_Stored rows_.
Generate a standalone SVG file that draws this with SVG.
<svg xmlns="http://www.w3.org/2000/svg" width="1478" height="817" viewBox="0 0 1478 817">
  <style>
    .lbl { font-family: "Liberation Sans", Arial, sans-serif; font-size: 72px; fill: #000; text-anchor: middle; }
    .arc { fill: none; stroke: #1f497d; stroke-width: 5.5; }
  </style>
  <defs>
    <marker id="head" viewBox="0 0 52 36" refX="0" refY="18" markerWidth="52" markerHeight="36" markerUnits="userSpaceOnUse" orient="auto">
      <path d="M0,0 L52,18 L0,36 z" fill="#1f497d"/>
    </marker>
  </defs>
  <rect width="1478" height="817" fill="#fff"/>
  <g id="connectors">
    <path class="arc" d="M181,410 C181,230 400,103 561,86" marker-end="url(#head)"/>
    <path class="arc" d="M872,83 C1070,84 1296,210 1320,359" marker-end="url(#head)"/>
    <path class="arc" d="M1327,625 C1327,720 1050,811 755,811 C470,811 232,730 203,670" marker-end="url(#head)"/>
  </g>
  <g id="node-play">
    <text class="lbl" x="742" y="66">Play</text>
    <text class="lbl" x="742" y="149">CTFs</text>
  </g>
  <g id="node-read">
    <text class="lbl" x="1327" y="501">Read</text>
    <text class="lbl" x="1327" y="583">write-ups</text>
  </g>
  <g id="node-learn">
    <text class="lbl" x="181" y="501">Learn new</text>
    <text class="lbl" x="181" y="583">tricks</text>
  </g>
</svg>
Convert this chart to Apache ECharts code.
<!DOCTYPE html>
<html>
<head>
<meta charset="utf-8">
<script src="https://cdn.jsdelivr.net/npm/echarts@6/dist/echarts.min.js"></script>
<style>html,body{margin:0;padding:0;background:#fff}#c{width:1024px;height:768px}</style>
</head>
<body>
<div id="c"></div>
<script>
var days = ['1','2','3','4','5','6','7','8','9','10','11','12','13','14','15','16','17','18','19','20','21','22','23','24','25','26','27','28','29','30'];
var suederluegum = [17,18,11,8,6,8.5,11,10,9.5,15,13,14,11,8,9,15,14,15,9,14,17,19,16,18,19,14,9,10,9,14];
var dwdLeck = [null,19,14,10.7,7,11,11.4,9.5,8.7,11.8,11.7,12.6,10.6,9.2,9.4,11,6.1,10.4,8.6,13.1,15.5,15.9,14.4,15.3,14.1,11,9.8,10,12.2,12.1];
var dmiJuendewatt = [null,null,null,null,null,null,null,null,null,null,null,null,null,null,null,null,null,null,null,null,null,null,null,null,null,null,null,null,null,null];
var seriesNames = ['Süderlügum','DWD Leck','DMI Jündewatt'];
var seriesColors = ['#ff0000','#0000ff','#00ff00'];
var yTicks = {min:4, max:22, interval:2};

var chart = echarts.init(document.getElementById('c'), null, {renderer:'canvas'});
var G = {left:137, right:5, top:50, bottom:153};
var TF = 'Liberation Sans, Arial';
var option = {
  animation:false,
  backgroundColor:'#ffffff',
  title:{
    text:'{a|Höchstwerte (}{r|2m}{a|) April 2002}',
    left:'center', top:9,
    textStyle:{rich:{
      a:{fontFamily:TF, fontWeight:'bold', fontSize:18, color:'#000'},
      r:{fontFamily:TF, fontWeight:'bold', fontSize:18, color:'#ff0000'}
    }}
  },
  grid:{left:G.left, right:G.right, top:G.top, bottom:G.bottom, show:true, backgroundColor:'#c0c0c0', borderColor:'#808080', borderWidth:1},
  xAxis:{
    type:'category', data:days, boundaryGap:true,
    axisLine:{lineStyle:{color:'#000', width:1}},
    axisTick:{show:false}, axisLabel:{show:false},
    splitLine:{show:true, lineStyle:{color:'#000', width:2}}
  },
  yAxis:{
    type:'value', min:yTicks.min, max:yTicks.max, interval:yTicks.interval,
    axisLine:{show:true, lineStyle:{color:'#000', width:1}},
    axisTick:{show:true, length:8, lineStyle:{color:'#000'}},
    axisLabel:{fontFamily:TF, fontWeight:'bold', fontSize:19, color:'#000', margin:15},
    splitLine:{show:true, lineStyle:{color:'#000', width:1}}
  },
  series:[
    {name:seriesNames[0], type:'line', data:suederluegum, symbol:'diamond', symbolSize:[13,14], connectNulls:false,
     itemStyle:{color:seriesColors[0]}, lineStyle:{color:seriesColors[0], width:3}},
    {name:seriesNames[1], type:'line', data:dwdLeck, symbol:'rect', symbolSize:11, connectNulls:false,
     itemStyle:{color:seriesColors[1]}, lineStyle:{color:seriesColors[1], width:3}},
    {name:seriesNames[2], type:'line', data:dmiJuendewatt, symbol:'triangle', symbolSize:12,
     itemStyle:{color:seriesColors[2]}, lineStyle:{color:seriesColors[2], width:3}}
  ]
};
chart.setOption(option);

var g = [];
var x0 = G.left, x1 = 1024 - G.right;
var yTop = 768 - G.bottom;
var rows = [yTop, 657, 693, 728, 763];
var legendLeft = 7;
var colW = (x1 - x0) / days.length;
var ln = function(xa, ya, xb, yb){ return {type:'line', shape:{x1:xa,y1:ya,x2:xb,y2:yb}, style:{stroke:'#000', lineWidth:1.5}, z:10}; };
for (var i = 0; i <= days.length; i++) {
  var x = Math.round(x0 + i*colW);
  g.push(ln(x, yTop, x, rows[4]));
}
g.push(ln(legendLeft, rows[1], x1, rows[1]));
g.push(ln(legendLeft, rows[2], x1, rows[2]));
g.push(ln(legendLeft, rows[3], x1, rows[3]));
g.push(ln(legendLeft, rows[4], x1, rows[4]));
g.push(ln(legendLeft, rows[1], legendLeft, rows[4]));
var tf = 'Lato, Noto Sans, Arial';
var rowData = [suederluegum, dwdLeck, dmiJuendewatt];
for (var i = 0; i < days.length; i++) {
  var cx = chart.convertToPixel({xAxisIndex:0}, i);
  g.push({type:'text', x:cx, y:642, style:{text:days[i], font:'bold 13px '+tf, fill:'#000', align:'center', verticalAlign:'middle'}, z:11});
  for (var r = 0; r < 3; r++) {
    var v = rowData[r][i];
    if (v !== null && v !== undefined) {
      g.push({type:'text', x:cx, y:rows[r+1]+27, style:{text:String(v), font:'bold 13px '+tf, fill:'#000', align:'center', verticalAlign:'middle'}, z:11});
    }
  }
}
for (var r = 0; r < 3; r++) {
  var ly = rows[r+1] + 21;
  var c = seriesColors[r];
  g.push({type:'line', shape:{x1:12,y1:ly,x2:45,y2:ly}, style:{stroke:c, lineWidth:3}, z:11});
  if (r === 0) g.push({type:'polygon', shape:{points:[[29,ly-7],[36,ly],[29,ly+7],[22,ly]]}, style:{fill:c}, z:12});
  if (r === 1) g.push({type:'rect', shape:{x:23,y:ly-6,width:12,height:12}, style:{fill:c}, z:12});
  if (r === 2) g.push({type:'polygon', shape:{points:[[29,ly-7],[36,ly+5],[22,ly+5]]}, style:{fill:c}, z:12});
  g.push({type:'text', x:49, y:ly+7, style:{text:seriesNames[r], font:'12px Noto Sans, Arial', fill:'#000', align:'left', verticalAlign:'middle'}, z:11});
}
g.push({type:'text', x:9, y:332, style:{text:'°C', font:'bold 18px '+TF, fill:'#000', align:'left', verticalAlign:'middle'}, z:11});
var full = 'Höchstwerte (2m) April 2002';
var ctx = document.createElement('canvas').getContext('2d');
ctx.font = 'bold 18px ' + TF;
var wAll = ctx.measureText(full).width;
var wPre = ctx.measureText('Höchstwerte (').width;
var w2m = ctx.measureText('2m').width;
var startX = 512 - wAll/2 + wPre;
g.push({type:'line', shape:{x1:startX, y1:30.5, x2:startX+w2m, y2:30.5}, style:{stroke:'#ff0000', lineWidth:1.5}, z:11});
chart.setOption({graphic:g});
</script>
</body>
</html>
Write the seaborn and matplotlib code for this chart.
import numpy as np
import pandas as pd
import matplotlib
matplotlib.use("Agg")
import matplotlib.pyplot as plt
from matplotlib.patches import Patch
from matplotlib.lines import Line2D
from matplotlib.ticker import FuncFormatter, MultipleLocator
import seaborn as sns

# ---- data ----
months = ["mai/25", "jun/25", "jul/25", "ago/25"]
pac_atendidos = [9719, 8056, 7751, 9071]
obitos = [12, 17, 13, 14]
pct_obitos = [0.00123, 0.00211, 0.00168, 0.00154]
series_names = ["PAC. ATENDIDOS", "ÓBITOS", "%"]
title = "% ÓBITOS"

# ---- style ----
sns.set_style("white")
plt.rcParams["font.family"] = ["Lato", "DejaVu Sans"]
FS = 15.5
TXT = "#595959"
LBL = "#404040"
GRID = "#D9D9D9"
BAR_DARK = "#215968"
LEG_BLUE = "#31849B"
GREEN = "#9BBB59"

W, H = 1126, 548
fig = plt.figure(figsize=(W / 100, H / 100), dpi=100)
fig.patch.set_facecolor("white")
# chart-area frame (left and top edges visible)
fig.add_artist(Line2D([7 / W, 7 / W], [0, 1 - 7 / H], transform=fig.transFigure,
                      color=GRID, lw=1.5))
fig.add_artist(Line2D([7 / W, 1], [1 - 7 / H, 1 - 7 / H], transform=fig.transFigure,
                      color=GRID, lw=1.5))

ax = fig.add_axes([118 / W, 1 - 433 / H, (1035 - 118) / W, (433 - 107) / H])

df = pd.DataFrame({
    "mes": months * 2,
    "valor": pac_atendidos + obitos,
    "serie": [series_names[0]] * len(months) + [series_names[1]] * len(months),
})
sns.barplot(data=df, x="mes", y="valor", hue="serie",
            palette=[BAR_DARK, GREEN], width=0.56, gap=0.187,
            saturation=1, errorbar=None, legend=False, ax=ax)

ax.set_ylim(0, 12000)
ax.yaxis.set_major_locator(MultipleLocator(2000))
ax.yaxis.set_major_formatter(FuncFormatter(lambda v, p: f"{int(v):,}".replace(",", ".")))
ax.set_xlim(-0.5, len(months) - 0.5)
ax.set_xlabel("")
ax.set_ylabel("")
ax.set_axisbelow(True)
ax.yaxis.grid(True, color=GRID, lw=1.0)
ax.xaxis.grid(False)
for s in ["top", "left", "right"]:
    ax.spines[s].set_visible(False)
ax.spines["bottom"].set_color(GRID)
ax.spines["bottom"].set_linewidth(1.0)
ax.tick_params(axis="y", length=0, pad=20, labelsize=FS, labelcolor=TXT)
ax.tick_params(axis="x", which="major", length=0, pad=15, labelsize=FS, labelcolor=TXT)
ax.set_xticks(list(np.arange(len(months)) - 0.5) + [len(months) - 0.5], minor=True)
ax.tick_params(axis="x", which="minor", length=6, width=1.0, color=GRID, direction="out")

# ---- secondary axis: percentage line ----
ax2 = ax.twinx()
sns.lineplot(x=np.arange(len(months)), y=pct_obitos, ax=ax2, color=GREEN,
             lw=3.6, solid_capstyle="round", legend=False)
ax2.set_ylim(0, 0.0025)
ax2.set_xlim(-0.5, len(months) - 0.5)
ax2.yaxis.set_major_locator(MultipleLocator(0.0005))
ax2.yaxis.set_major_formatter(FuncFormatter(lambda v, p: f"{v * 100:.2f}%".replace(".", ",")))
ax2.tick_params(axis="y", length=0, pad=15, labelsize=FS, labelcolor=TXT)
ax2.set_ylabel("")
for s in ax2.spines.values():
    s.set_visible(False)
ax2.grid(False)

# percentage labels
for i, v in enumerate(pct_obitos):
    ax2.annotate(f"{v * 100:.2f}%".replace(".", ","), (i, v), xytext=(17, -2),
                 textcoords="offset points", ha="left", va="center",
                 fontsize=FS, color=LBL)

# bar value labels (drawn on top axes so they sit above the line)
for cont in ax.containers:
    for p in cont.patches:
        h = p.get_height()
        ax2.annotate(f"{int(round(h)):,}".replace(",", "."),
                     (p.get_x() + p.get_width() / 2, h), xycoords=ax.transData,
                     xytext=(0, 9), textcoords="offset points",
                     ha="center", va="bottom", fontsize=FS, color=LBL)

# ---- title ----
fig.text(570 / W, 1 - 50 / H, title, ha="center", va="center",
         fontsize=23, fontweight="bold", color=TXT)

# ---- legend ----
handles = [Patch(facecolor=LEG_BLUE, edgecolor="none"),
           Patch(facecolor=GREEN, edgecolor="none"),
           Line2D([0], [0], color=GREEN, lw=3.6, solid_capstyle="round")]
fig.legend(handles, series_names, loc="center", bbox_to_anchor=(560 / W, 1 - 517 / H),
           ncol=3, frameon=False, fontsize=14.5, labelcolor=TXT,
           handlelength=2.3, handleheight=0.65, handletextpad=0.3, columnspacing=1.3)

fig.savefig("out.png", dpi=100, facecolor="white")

_Exercise_. Return every line above in which the string "code" occurs.

_Exercise answer_.
Convert this chart to Apache ECharts code.
Write the seaborn and matplotlib code for this chart.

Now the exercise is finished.